The good news is that Tanzania, helped by Bloomberg Philanthropies, has launched an innovative program to prevent mothers from dying in child birth. The bad news is that 23 women still die every day from birth-related complications.
Mayor Michael Bloomberg said the east African country's project of building clinics and training health personnel in isolated rural areas may be a model of what can be done in other developing countries. Tanzania has one of the world's highest maternal mortality rates.
"If you can build a model that you can show works, then you can start attracting capital," Bloomberg told a joint news conference with Tanzanian President Jakaya Kikwete. "We think it has the potential to become a model for other countries in Africa where maternal deaths are unacceptably high."
The aim is to reach 50,000 mothers and their children over the next three years. "For sure, we need more money," Kikwete said.
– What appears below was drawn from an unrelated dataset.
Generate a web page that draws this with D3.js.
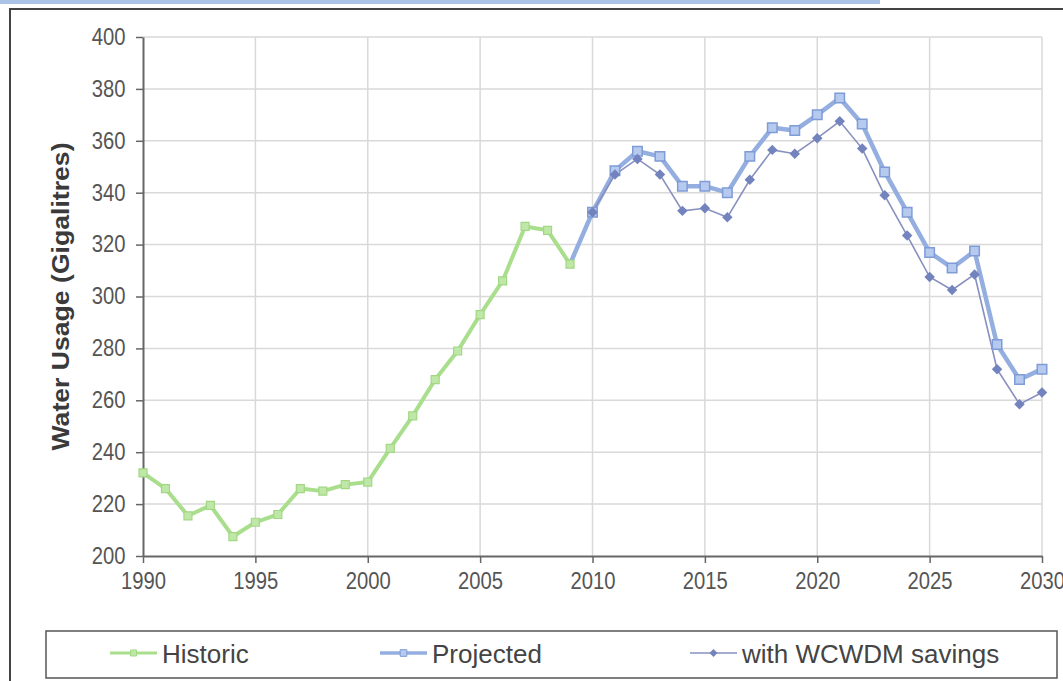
<!DOCTYPE html>
<html>
<head>
<meta charset="utf-8">
<script src="https://cdn.jsdelivr.net/npm/d3@7"></script>
<style>
  html, body { margin: 0; padding: 0; background: #fff; }
  svg { display: block; font-family: "Liberation Sans", Arial, sans-serif; }
</style>
</head>
<body>
<div id="chart"></div>
<script>
let width = 1063,
    height = 681,
    margin = ({ top: 37, right: 21, bottom: 125, left: 143 });

// data
const histYears = [1990,1991,1992,1993,1994,1995,1996,1997,1998,1999,2000,2001,2002,2003,2004,2005,2006,2007,2008,2009];
const historic = [232,226,215.5,219.5,207.5,213,216,226,225,227.5,228.5,241.5,254,268,279,293,306,327,325.5,312.5];

const projYears = [2009,2010,2011,2012,2013,2014,2015,2016,2017,2018,2019,2020,2021,2022,2023,2024,2025,2026,2027,2028,2029,2030];
const projected = [312.5,332.5,348.5,356,354,342.5,342.5,340,354,365,364,370,376.5,366.5,348,332.5,317,311,317.5,281.5,268,272];

const saveYears = [2010,2011,2012,2013,2014,2015,2016,2017,2018,2019,2020,2021,2022,2023,2024,2025,2026,2027,2028,2029,2030];
const savings = [332.5,347,353,347,333,334,330.5,345,356.5,355,361,367.5,357,339,323.5,307.5,302.5,308.5,272,258.5,263];

const xTicks = [1990,1995,2000,2005,2010,2015,2020,2025,2030];
const yTicks = [200,220,240,260,280,300,320,340,360,380,400];
const legendLabels = ["Historic", "Projected", "with WCWDM savings"];

const svg = d3.select("#chart")
  .append("svg")
  .attr("width", width)
  .attr("height", height);

// scanned page frame
svg.append("rect").attr("x", 0).attr("y", 0).attr("width", 880).attr("height", 4).attr("fill", "#a9c2e6");
svg.append("path")
  .attr("d", `M10,${height} V9 H${width}`)
  .attr("fill", "none")
  .attr("stroke", "#444")
  .attr("stroke-width", 2);

let x = d3.scaleLinear()
  .domain([1990, 2030])
  .range([margin.left, width - margin.right]);

let y = d3.scaleLinear()
  .domain([200, 400])
  .range([height - margin.bottom, margin.top]);

// grid
svg.append("g")
  .selectAll("line.h")
  .data(yTicks.slice(1))
  .join("line")
  .attr("x1", x(1990)).attr("x2", x(2030))
  .attr("y1", d => y(d)).attr("y2", d => y(d))
  .attr("stroke", "#d9d9d9").attr("stroke-width", 1.5);

svg.append("g")
  .selectAll("line.v")
  .data(xTicks.slice(1))
  .join("line")
  .attr("x1", d => x(d)).attr("x2", d => x(d))
  .attr("y1", y(200)).attr("y2", y(400))
  .attr("stroke", "#d9d9d9").attr("stroke-width", 1.5);

// axes
let yAxis = svg.append("g")
  .attr("transform", `translate(${margin.left},0)`)
  .call(d3.axisLeft(y).tickValues(yTicks).tickSize(7).tickPadding(13).tickSizeOuter(0));

let xAxis = svg.append("g")
  .attr("transform", `translate(0,${height - margin.bottom})`)
  .call(d3.axisBottom(x).tickValues(xTicks).tickFormat(d3.format("d")).tickSize(7).tickPadding(10).tickSizeOuter(0));

for (let g of [xAxis, yAxis]) {
  g.select(".domain").attr("stroke", "#666").attr("stroke-width", 2);
  g.selectAll(".tick line").attr("stroke", "#666").attr("stroke-width", 1.5);
  g.selectAll(".tick text")
    .attr("fill", "#555")
    .attr("transform", "scale(0.88,1)")
    .style("font-size", "23px")
    .style("font-family", "'Liberation Sans', Arial, sans-serif");
}

svg.append("text")
  .text("Water Usage (Gigalitres)")
  .attr("transform", `translate(69,${y(300)}) rotate(-90)`)
  .attr("text-anchor", "middle")
  .attr("textLength", 308)
  .attr("lengthAdjust", "spacingAndGlyphs")
  .attr("fill", "#3a3a3a")
  .style("font-size", "23px")
  .style("font-weight", "bold");

let line = d3.line()
  .x(d => x(d[0]))
  .y(d => y(d[1]));

const squareSym = d3.symbol().type(d3.symbolSquare);
const diamondSym = d3.symbol().type(d3.symbolDiamond2);

// projected
let projData = d3.zip(projYears, projected);
svg.append("path")
  .datum(projData)
  .attr("fill", "none")
  .attr("stroke", "#94aee0")
  .attr("stroke-width", 4.5)
  .attr("stroke-linejoin", "round")
  .attr("d", line);

// with WCWDM savings
let saveData = d3.zip(saveYears, savings);
svg.append("path")
  .datum(saveData)
  .attr("fill", "none")
  .attr("stroke", "#8890bf")
  .attr("stroke-width", 1.6)
  .attr("d", line);

svg.append("g")
  .selectAll("path")
  .data(projData.slice(1))
  .join("path")
  .attr("transform", d => `translate(${x(d[0])},${y(d[1])})`)
  .attr("d", squareSym.size(90)())
  .attr("fill", "#b6c9ef")
  .attr("stroke", "#7f9cd6")
  .attr("stroke-width", 1.5);

svg.append("g")
  .selectAll("path")
  .data(saveData)
  .join("path")
  .attr("transform", d => `translate(${x(d[0])},${y(d[1])})`)
  .attr("d", diamondSym.size(70)())
  .attr("fill", "#7383bd");

// historic
let histData = d3.zip(histYears, historic);
svg.append("path")
  .datum(histData)
  .attr("fill", "none")
  .attr("stroke", "#a9de8c")
  .attr("stroke-width", 4)
  .attr("stroke-linejoin", "round")
  .attr("d", line);

svg.append("g")
  .selectAll("path")
  .data(histData)
  .join("path")
  .attr("transform", d => `translate(${x(d[0])},${y(d[1])})`)
  .attr("d", squareSym.size(64)())
  .attr("fill", "#bfe8a8")
  .attr("stroke", "#a2d884")
  .attr("stroke-width", 1.2);

// legend
let legend = svg.append("g");
legend.append("rect")
  .attr("x", 46).attr("y", 631)
  .attr("width", 1011).attr("height", 47)
  .attr("fill", "#fff")
  .attr("stroke", "#555")
  .attr("stroke-width", 1.5);

let legendX = [110, 380, 690];
let legendStyles = [
  { stroke: "#a9de8c", w: 3, sym: squareSym, size: 36, fill: "#bfe8a8", ms: "#a2d884" },
  { stroke: "#94aee0", w: 3.5, sym: squareSym, size: 44, fill: "#b6c9ef", ms: "#7f9cd6" },
  { stroke: "#8890bf", w: 1.6, sym: diamondSym, size: 40, fill: "#7383bd", ms: "none" }
];

legendLabels.forEach((label, i) => {
  let s = legendStyles[i];
  let lx = legendX[i];
  let item = legend.append("g");
  item.append("line")
    .attr("x1", lx).attr("x2", lx + 47)
    .attr("y1", 653).attr("y2", 653)
    .attr("stroke", s.stroke)
    .attr("stroke-width", s.w);
  item.append("path")
    .attr("transform", `translate(${lx + 23.5},653)`)
    .attr("d", s.sym.size(s.size)())
    .attr("fill", s.fill)
    .attr("stroke", s.ms);
  item.append("text")
    .text(label)
    .attr("x", lx + 52)
    .attr("y", 663)
    .attr("fill", "#444")
    .style("font-size", "26px");
});
</script>
</body>
</html>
Bloomberg Philanthropies, the mayor's charitable foundation, and Helen Agerup, chair of the Geneva-based H&B Agerup Foundation, have made a commitment of $15.5 million for Tanzania.
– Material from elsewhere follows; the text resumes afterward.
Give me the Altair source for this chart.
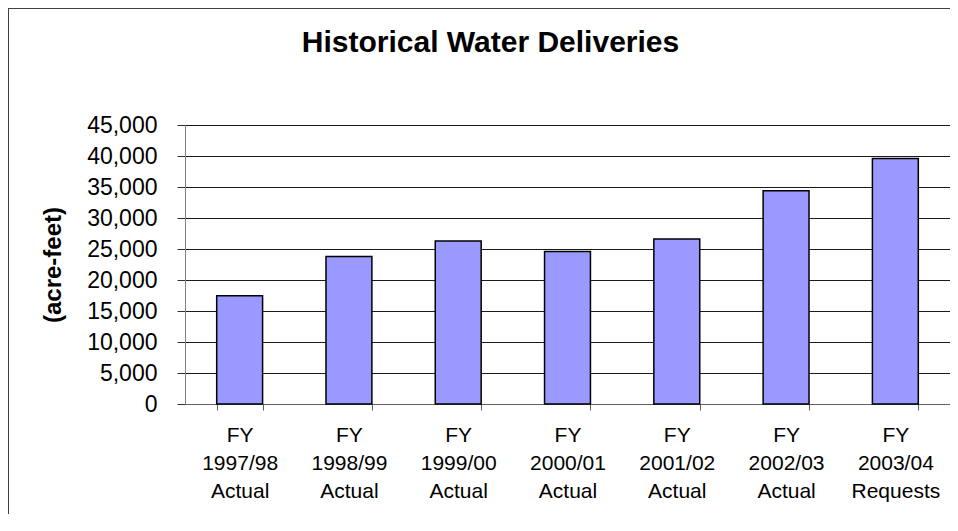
import altair as alt
import pandas as pd

categories = [
    "FY 1997/98 Actual",
    "FY 1998/99 Actual",
    "FY 1999/00 Actual",
    "FY 2000/01 Actual",
    "FY 2001/02 Actual",
    "FY 2002/03 Actual",
    "FY 2003/04 Requests",
]
deliveries = [17450, 23800, 26300, 24600, 26600, 34400, 39600]
y_ticks = [0, 5000, 10000, 15000, 20000, 25000, 30000, 35000, 40000, 45000]

df = pd.DataFrame({"year": categories, "acre_feet": deliveries})

FONT = "Liberation Sans"

bars = alt.Chart(df).mark_bar(
    fill="#9999FF", stroke="#000000", strokeWidth=1.5
).encode(
    x=alt.X(
        "year:N",
        sort=categories,
        scale=alt.Scale(paddingInner=0.58, paddingOuter=0.29),
        axis=alt.Axis(
            title=None,
            labelAngle=0,
            labelExpr="split(datum.label, ' ')",
            labelFont=FONT,
            labelFontSize=21,
            labelLineHeight=28,
            labelPadding=14,
            labelBaseline="top",
            labelColor="#000000",
            tickBand="extent",
            tickSize=6,
            tickColor="#606060",
            domainColor="#606060",
            grid=False,
        ),
    ),
    y=alt.Y(
        "acre_feet:Q",
        scale=alt.Scale(domain=[0, 45000], nice=False),
        axis=alt.Axis(
            title="(acre-feet)",
            values=y_ticks,
            format=",d",
            labelFont=FONT,
            labelFontSize=23,
            labelPadding=20,
            labelColor="#000000",
            tickSize=8,
            tickColor="#303030",
            domainColor="#808080",
            grid=True,
            gridColor="#1a1a1a",
            gridWidth=1,
            gridOpacity=1,
            titleFont=FONT,
            titleFontSize=24,
            titleFontWeight="bold",
            titleColor="#000000",
            titleAngle=270,
            titleX=-132,
            titleY=139.5,
            titleAlign="center",
            titleBaseline="middle",
        ),
    ),
)

frame_left = alt.Chart(alt.Data(values=[{}])).mark_rule(
    color="#404040", strokeWidth=1
).encode(x=alt.value(-176.5), y=alt.value(-117), y2=alt.value(420))

frame_top = alt.Chart(alt.Data(values=[{}])).mark_rule(
    color="#404040", strokeWidth=1
).encode(x=alt.value(-177), x2=alt.value(800), y=alt.value(-116.5))

chart = alt.layer(frame_left, frame_top, bars).properties(
    width=765,
    height=279,
    autosize=alt.AutoSizeParams(type="none"),
    padding={"left": 177, "top": 117, "right": 0, "bottom": 110},
    title=alt.TitleParams(
        "Historical Water Deliveries",
        anchor="middle",
        frame="group",
        dx=-77,
        dy=74,
        offset=0,
        baseline="alphabetic",
        font=FONT,
        fontSize=30,
        fontWeight="bold",
        color="#000000",
    ),
).configure_view(stroke=None).configure(background="#ffffff")

chart.save("out.html", embed_options={"renderer": "svg", "actions": False})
The mortality statistics are staggering, said Kikwete. Worldwide 287,000 women die giving birth each year; in sub-Sahara Africa, the figure is 160,000, while in Tanzania it is 8,500 deaths.
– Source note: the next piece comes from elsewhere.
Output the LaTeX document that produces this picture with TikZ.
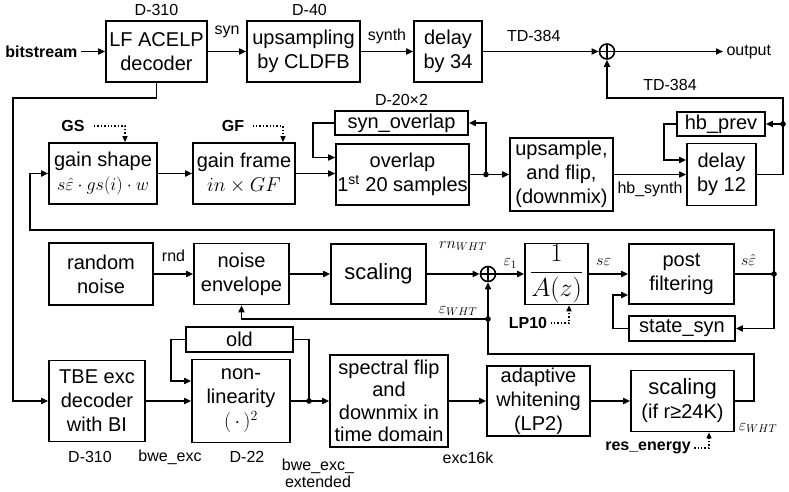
\RequirePackage{fix-cm}
\documentclass[tikz,border=0pt]{standalone}
\usepackage{amsmath}
\usepackage{fontspec}
\setmainfont{Liberation Sans}
\usepackage{tikz}
\usetikzlibrary{positioning, arrows.meta}
\tikzset{Block/.style={%
    shape=rectangle,%
    draw=black,%
    line width=1.6pt,%
    align=center,%
    inner sep=1pt,%
    font=\fontsize{20}{24}\selectfont,%
}}
\tikzset{BoxSize/.style 2 args={%
    minimum width=#1pt,%
    minimum height=#2pt,%
}}
\tikzset{Sum/.style={%
    shape=circle,%
    draw=black,%
    line width=1.6pt,%
    minimum size=15pt,%
    inner sep=0pt,%
    path picture={%
        \draw[line width=1.6pt] (path picture bounding box.north) -- (path picture bounding box.south)
            (path picture bounding box.west) -- (path picture bounding box.east);
    },%
}}
\tikzset{Flow/.style={%
    -{Triangle[length=7pt,width=6pt]},%
    line width=1.6pt,%
}}
\tikzset{Wire/.style={%
    line width=1.6pt,%
}}
\tikzset{Hint/.style={%
    -{Triangle[length=6pt,width=5pt]},%
    dotted,%
    line width=1.4pt,%
}}
\NewDocumentCommand{\sigLabel}{s m}{%
    \IfBooleanTF{#1}{%
        \fontsize{16}{18}\selectfont\textbf{#2}%
    }{%
        \fontsize{16}{18}\selectfont #2%
    }%
}

\begin{document}
\begin{tikzpicture}[x=1pt, y=-1pt]
    \useasboundingbox (0,0) rectangle (789,492);

    % top row
    \node[anchor=east] (bits) at (81,51.5) {\sigLabel*{bitstream}};
    \node[Block, BoxSize={101}{61}] (b10) at (156.5,51.5) {LF ACELP\\decoder};
    \node[Block, BoxSize={113}{61}] (b11) at (303.5,51.5) {upsampling\\by CLDFB};
    \node[Block, BoxSize={68}{61}] (b12) at (448,51.5) {delay\\by 34};
    \node[Sum] (sum1) at (607,51.5) {};
    \node[anchor=west] (out) at (723,51.5) {\sigLabel{output}};
    \node[above=1.5pt of b10] (lb10) {\sigLabel{D-310}};
    \node[above=1.5pt of b11, xshift=6pt] (lb11) {\sigLabel{D-40}};

    % gain path
    \node[Block, BoxSize={108}{61}] (b20) at (103,173.5) {gain shape\\{\fontsize{18}{22}\selectfont$s\hat{\varepsilon}\cdot gs(i)\cdot w$}};
    \node[Block, BoxSize={102}{61}] (b21) at (244,173.5) {gain frame\\$in\times GF$};
    \node[Block, BoxSize={133}{61}] (b22) at (402.5,174.5) {overlap\\1\textsuperscript{st} 20 samples};
    \node[Block, BoxSize={133}{24}] (s22) at (401.5,123) {syn\_overlap};
    \node[above=1pt of s22] (ls22) {\sigLabel{D-20×2}};
    \node[Block, BoxSize={103}{73}] (b23) at (561.5,174.5) {upsample,\\and flip,\\(downmix)};
    \node[Block, BoxSize={69}{62}] (b24) at (721.5,174.5) {delay\\by 12};
    \node[Block, BoxSize={88}{24}] (s24) at (721,124) {hb\_prev};
    \node (gs) at (73,126) {\sigLabel*{GS}};
    \node (gf) at (233,126) {\sigLabel*{GF}};

    % noise path
    \node[Block, BoxSize={104}{62}] (b30) at (101,274) {random\\noise};
    \node[Block, BoxSize={95}{61}] (b31) at (241.5,274) {noise\\envelope};
    \node[Block, BoxSize={95}{60}, font=\fontsize{22}{26}\selectfont] (b32) at (378.5,274) {scaling};
    \node[Sum] (sum3) at (488,274) {};
    \node[Block, BoxSize={63}{61}, font=\fontsize{26}{28}\selectfont] (b33) at (556.5,274) {$\displaystyle\frac{1}{A(z)}$};
    \node[Block, BoxSize={105}{60}] (b34) at (681.5,274) {post\\filtering};
    \node[Block, BoxSize={106}{25}] (s34) at (682,328.5) {state\_syn};
    \node (lp10) at (528,323) {\sigLabel*{LP10}};

    % excitation path
    \node[Block, BoxSize={96}{81}] (b40) at (97,401) {TBE exc\\decoder\\with BI};
    \node[Block, BoxSize={98}{83}] (b41) at (241,401) {non-\\linearity\\$(\,\cdot\,)^2$};
    \node[Block, BoxSize={107}{25}] (s41) at (239.5,339.5) {old};
    \node[Block, BoxSize={118}{92}, font=\fontsize{20}{22.5}\selectfont] (b42) at (389,401) {spectral flip\\and\\downmix in\\time domain};
    \node[Block, BoxSize={103}{70}] (b43) at (538.5,401) {adaptive\\whitening\\(LP2)};
    \node[Block, BoxSize={103}{61}] (b44) at (682.5,401) {{\fontsize{22}{26}\selectfont scaling}\\(if r≥24K)};
    \node (res) at (648,448) {\sigLabel*{res\_energy}};

    % junctions
    \coordinate (d22) at (486,174.5);
    \coordinate (d24) at (783,124);
    \coordinate (fb1) at (783,98);
    \coordinate (d34) at (774,274);
    \coordinate (fb3) at (30,230);
    \coordinate (d31) at (488,319);
    \coordinate (c44) at (488,354);
    \coordinate (d41) at (309,401);

    % signal labels
    \node at (670,85) {\sigLabel{TD-384}};
    \node at (463,246) {\sigLabel{$rn_{WHT}$}};
    \node at (458,311) {\sigLabel{$\varepsilon_{WHT}$}};
    \node at (758,428) {\sigLabel{$\varepsilon_{WHT}$}};
    \node at (90,457) {\sigLabel{D-310}};
    \node at (170,457) {\sigLabel{bwe\_exc}};
    \node at (247,457) {\sigLabel{D-22}};
    \node[align=center, font=\fontsize{16}{17}\selectfont] at (318,473) {bwe\_exc\_\\extended};
    \node at (468,458) {\sigLabel{exc16k}};

    % forward edges
    \path (bits) edge[Flow] (b10);
    \path (b10) edge[Flow] node[above=9.5pt]{\sigLabel{syn}} (b11);
    \path (b11) edge[Flow] node[above=4pt]{\sigLabel{synth}} (b12);
    \path (b12) edge[Flow] node[above=5.5pt, xshift=-7pt]{\sigLabel{TD-384}} (sum1);
    \path (sum1) edge[Flow] (out);
    \path (b20) edge[Flow] (b21);
    \draw[Flow] (b21.east) -- (b21.east -| b22.west);
    \path (b22) edge[Flow] (b23);
    \path (b23) edge[Flow] node[below=3.5pt]{\sigLabel{hb\_synth}} (b24);
    \path (b30) edge[Flow] node[above=8pt]{\sigLabel{rnd}} (b31);
    \path (b31) edge[Flow] (b32);
    \path (b32) edge[Flow] (sum3);
    \path (sum3) edge[Flow] node[above=1.5pt]{\sigLabel{$\varepsilon_1$}} (b33);
    \path (b33) edge[Flow] node[above=4pt, xshift=-5pt]{\sigLabel{$s\varepsilon$}} (b34);
    \path (b40) edge[Flow] (b41);
    \path (b41) edge[Flow] (b42);
    \path (b42) edge[Flow] (b43);
    \path (b43) edge[Flow] (b44);

    % routed connectors
    \draw[Flow] (b10.south) -- ++(0,15) -| ([xshift=-35pt]b40.west) -- (b40.west);
    \draw[Flow] (d22) |- (s22.east);
    \draw[Flow] (s22.west) -- ++(-21,0) |- ([yshift=17pt]b22.west);
    \draw[Flow] (b24.east) -| (fb1) -| (sum1.south);
    \draw[Flow] (d24) -- (s24.east);
    \draw[Flow] (s24.west) -- ++(-12,0) |- ([yshift=14.5pt]b24.west);
    \draw[Flow] (b34.east) -- node[above=4pt, xshift=-6pt]{\sigLabel{$s\hat{\varepsilon}$}} (d34) |- (fb3) |- (b20.west);
    \draw[Flow] (d34) |- (s34.east);
    \draw[Flow] (s34.west) -- ++(-15,0) |- ([yshift=-21pt]b34.west);
    \draw[Flow] (b44.east) -- ++(19,0) |- (c44) -- (sum3.south);
    \draw[Flow] (d31) -| (b31.south);
    \draw[Wire] (d41) |- (s41.east);
    \draw[Flow] (s41.west) -- ++(-14,0) |- ([yshift=20pt]b41.west);

    % control inputs
    \draw[Hint] ([xshift=6pt]gs.east) -| ([xshift=22pt]b20.north);
    \draw[Hint] ([xshift=5pt]gf.east) -| ([xshift=39pt]b21.north);
    \draw[Hint] (lp10.east) -| ([xshift=12.5pt]b33.south);
    \draw[Hint] (res.east) -| ([xshift=26.5pt]b44.south);

    % dots
    \foreach \dd in {d22, d24, d34, d31, d41}
        \fill (\dd) circle (2.8pt);
\end{tikzpicture}
\end{document}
This is four times as high as in Latin America and the Caribbean and nearly 50 times higher than in industrialized nations, according to research for The Lancet medical journal.
"Not acceptable"
"We are doing better than sub-Saharan Africa but higher than the world average," Kikwete said. "It is not acceptable."
The number of maternal deaths from bleeding and other complications in Tanzania has declined since the program began in 2006. In the coastal Uranga district, for example, the decrease has been 32 percent in just two years, Kikwete said.
Tanzania lacks doctors, nurses, equipment, and transport to whatever clinics may exist. The new program creates or upgrades clinics closer to where people live and has trained 100 local medical workers to save pregnant women, including through caesarean sections.
"There has been a two-thirds increase in the number of women who are giving birth in upgraded health centers and in several places we are witnessing decline in maternal mortality," Kikwete said.
Does one-stop health shopping include birth control?
Tanzanian women have an average of 5.5 children, which means families of 10 are not unusual. Yet the news conference, which included Helen Agerup and U.N. Secretary-general Ban Ki-moon, never mentioned birth control or family planning.
Kikwete told this reporter afterwards that about 26 percent of the women have access to contraceptives and he hopes the number will reach 60 percent.
Family planning is encouraged in Tanzania and abortions are legal to protect the health of life of the mother, although access is spotty.
The New York-based Guttmacher Institute, which researches reproductive health worldwide, says access to safe abortion is important:
Women confronting unplanned and unwanted pregnancies in countries where legal abortion is not available still resort to abortion. In fact, the abortion rate (the number of abortions per 1,000 women aged 15-44) is similar in regions where legal abortion predominates and in regions characterized by highly restrictive abortion laws. In other words, legal restrictions on abortion largely do not affect whether women will get an abortion, but they can have a major impact on whether abortion takes place under safe or unsafe conditions and, therefore, whether it jeopardizes women's health and lives.
The United Nations has created the Millennium Development Goals (MDGs), the world's most ambitious program to slash poverty by 2015. While the glass is half full on many of the goals, the decline in deaths of pregnant women is nowhere near the target of a 75-percent reduction by 2015. And sadly Tanzania won't reach it either.